Fraudsters are charging distressed homeowners fees for information about knowing who owns the note, which is free and does not protect them from foreclosure, according to Mortgage Fraud Examiners.
They convince desperate families “they can make their mortgages disappear if they just pay for a securitization audit” to show they are the mortgage owners and prove the foreclosing lender has no claim to the property in a court of law, says Storm Bradford, founder of the Reston, Va.-based investigative firm.
In fact, “there's absolutely no need to pay for a securitization audit” that typically is not admissible in court, but the average homeowner does not know that, confirms attorney Gregory Bryl, who practices in Florida and Virginia.
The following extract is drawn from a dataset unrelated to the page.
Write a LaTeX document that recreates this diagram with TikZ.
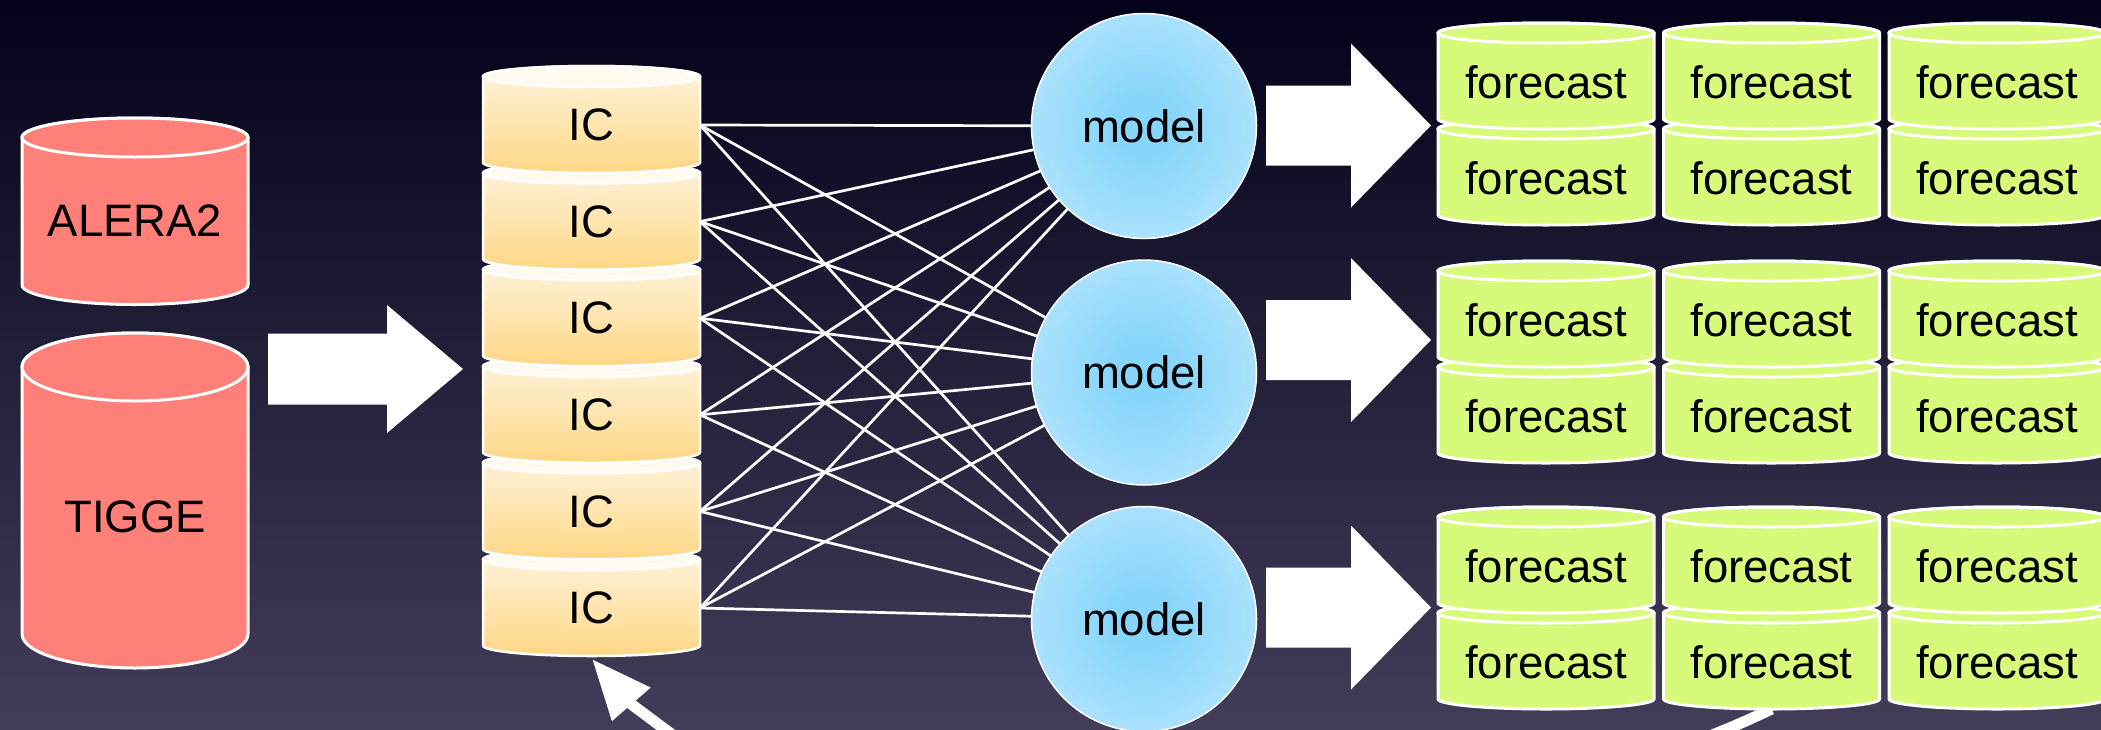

Most securitization audits are inadmissible because “they contain a mere opinion of a layman without personal knowledge as to what happened with a particular mortgage note after closing.”
The only proven method for securing evidence critical to homeowners’ claims against the lender is “examination of the mortgage contract to identify errors, breaches, omissions, fraud, statutory violations, and/or predatory/unfair lending practices,” says Thomas Plofchan Jr., another attorney who practices in Sterling, Va.
Unfortunately there still are some homeowners facing foreclosure who fantasize “about getting his home free and clear because his lender screwed up,” Bradford adds.